Désormais personnellement visé par le scandale de corruption qui secoue le pays depuis deux mois, M. Erdogan s'est comme à son habitude défendu en attaquant pour la première fois directement celui qu'il considère comme le cerveau du "complot" ourdi contre lui, le prédicateur Fethullah Gülen.

"Ô Hodja (celui qui enseigne le Coran)", lui a-t-il lancé lors d'une réunion électorale à Burdur (ouest) à un mois des municipales du 30 mars, "si tu n'as rien à cacher, reviens dans ta patrie et lance-toi en politique".

"Fais de la politique, mais ne t'engage pas dans des actions de provocation qui pourraient menacer la sécurité nationale et la stabilité de la Turquie", a poursuivi le chef du gouvernement devant plusieurs milliers de ses partisans.

Depuis le coup de filet qui a visé plusieurs dizaines de ses proches soupçonnés de corruption le 17 décembre, M. Erdogan a fait de la confrérie de M. Gülen, longtemps son alliée, son ennemi numéro 1.

Il lui reproche de manipuler les enquêtes anticorruption qui éclaboussent la majorité islamo-conservatrice au pouvoir depuis 2002 afin de déstabiliser son gouvernement.

M. Gülen a quitté la Turquie en 1999 pour échapper à des poursuites judiciaires qui le visaient directement. Il vit désormais aux Etats-Unis, dans l'Etat de Pennsylvanie.

Cet homme frêle et discret de 74 ans, qui prêche un islam très tourné vers l'Occident, y dirige un large réseau d'écoles, d'associations et de médias, très influent dans la police, la justice et les milieux d'affaires turcs.

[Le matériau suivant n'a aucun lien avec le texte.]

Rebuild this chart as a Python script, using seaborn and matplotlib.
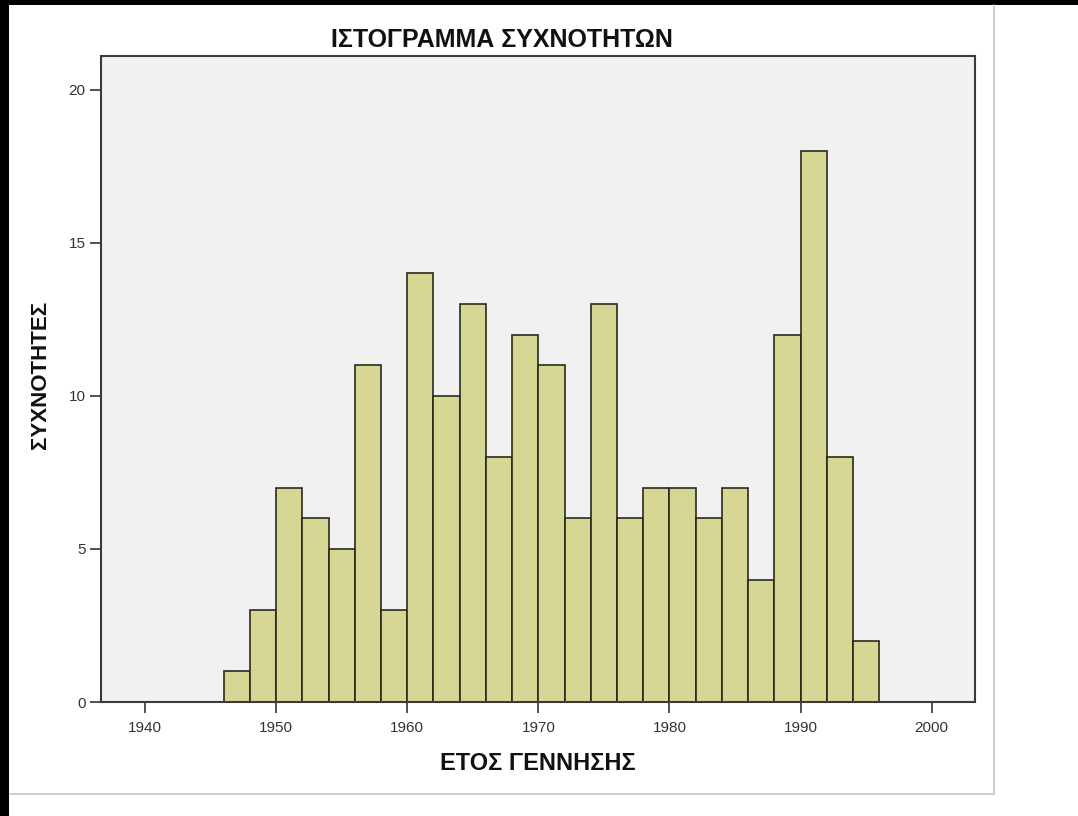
import matplotlib
matplotlib.use("Agg")
import matplotlib.pyplot as plt
import seaborn as sns
import numpy as np
from matplotlib.patches import Rectangle
from matplotlib.lines import Line2D

# ---- data ----
bin_left_years = [1946, 1948, 1950, 1952, 1954, 1956, 1958, 1960, 1962, 1964,
                  1966, 1968, 1970, 1972, 1974, 1976, 1978, 1980, 1982, 1984,
                  1986, 1988, 1990, 1992, 1994]
bin_edges = bin_left_years + [1996]
frequencies = [1, 3, 7, 6, 5, 11, 3, 14, 10, 13, 8, 12, 11, 6, 13, 6, 7, 7, 6, 7,
               4, 12, 18, 8, 2]
x_ticks = [1940, 1950, 1960, 1970, 1980, 1990, 2000]
y_ticks = [0, 5, 10, 15, 20]

title_text = "ΙΣΤΟΓΡΑΜΜΑ ΣΥΧΝΟΤΗΤΩΝ"
x_label = "ΕΤΟΣ ΓΕΝΝΗΣΗΣ"
y_label = "ΣΥΧΝΟΤΗΤΕΣ"

sns.set_theme(style="white")
plt.rcParams['font.family'] = ['Liberation Sans', 'DejaVu Sans']

W, H = 1078, 816
fig = plt.figure(figsize=(W / 100, H / 100), dpi=100)
fig.patch.set_facecolor("white")

ax = fig.add_axes([101 / W, 1 - 702 / H, (975 - 101) / W, (702 - 56) / H])
ax.set_facecolor("#f1f1f2")

centers = [b + 1 for b in bin_left_years]
sns.histplot(x=centers, weights=frequencies, bins=bin_edges, ax=ax,
             color="#d6d794", alpha=1.0, edgecolor="#2a2a1a", linewidth=1.2)

ax.set_xlim(1936.65, 2003.3)
ax.set_ylim(0, 21.1)
ax.set_xticks(x_ticks)
ax.set_yticks(y_ticks)
ax.tick_params(axis="both", direction="out", length=8, width=1.2,
               colors="#333333", labelsize=11, pad=3, bottom=True, left=True)
ax.tick_params(axis="x", pad=6)
for s in ax.spines.values():
    s.set_visible(True)
    s.set_color("#3a3a3a")
    s.set_linewidth(1.5)

ax.set_xlabel(x_label, fontsize=17, fontweight="bold", color="#111111", labelpad=12)
ax.set_ylabel(y_label, fontsize=16, fontweight="bold", color="#111111", labelpad=0)
ax.yaxis.set_label_coords(-(101 - 51) / (975 - 101), (702 - 375) / (702 - 56))

fig.text(502 / W, 1 - 40 / H, title_text, ha="center", va="center",
         fontsize=18, fontweight="bold", color="#111111",
         family=['Liberation Sans Narrow', 'Liberation Sans', 'DejaVu Sans'])

# outer frame: light gray panel border and black window edges
fig.add_artist(Line2D([10 / W, 994 / W], [1 - 794 / H, 1 - 794 / H],
                      transform=fig.transFigure, color="#c4c4c4", lw=1.2))
fig.add_artist(Line2D([994 / W, 994 / W], [1 - 794 / H, 1 - 5 / H],
                      transform=fig.transFigure, color="#c4c4c4", lw=1.2))
fig.add_artist(Rectangle((0, 0), 9 / W, 1, transform=fig.transFigure,
                         facecolor="black", edgecolor="none"))
fig.add_artist(Rectangle((0, 1 - 5 / H), 1, 5 / H, transform=fig.transFigure,
                         facecolor="black", edgecolor="none"))

fig.savefig("out.png", dpi=100, facecolor="white")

S'il dispose d'un pouvoir certain sur l'échiquier politique, il a toujours refusé de s'y impliquer officiellement.

Pour le contrer, le Premier ministre a engagé depuis plusieurs semaines des purges sans précédent dans la hiérarchie policière et la haute magistrature, soupçonnées d'abriter un véritable "Etat dans l'Etat".

Cette nouvelle offensive intervient alors que M. Erdogan est mis à mal par la diffusion sur internet d'une série de conversations téléphoniques avec son fils Bilal qui, même si leur authenticité n'a pas été confirmée, le mettent directement en cause.

Dans un premier enregistrement posté lundi soir, M. Erdogan ordonne à son fils de faire disparaître de fortes sommes d'argent -- le chiffre de 30 millions d'euros est cité --, deux heures après le coup de filet du 17 décembre.

Ce coup de théâtre a outré l'opposition et précipité des milliers de Turcs dans les rues du pays pour dénoncer la corruption du pouvoir et exiger la démission de celui que les slogans désignent désormais sous le terme de "voleur".

Un deuxième enregistrement publié mercredi soir présente le Premier ministre en train de demander à son fils de refuser une somme de 10 millions de dollars proposée par un homme d'affaires, la jugeant insuffisante. "N'accepte pas", lui conseille-t-il, "tu verras bien qu'il finira bien par nous donner ce qui a été promis".

Comme après le premier enregistrement, M. Erdogan a dénoncé jeudi un "montage ignoble" et promis les foudres de la justice à ses auteurs.

Mercredi, le conseil national de sécurité (MGK), qui réunit les principaux responsables politiques et les chefs des services de sécurité et de l'armée, a longuement évoqué "les structures et les activités portant atteinte à la sécurité nationale".

Cette allusion à peine voilée à la confrérie Gülen a été interprétée par la presse comme le signe du déclenchement imminent d'une offensive judiciaire contre cette "organisation parallèle" coupable, dixit M. Erdogan, de "haute trahison" au profit "d'autres pays".

Recevant la presse étrangère, le ministre de la Justice Bekir Bozdag a écarté ce scénario jeudi mais il a promis de punir "tout citoyen qui agit contre la loi et la Constitution et reçoit des instructions d'autres personnes".

Les révélations diffusées sur internet suscite à nouveau l'inquiétude des marchés et ont provoqué une rechute de la livre turque (LT), qui s'échangeait jeudi après-midi à 2,2290 LT pour un dollar et 3,0506 LT pour un euro.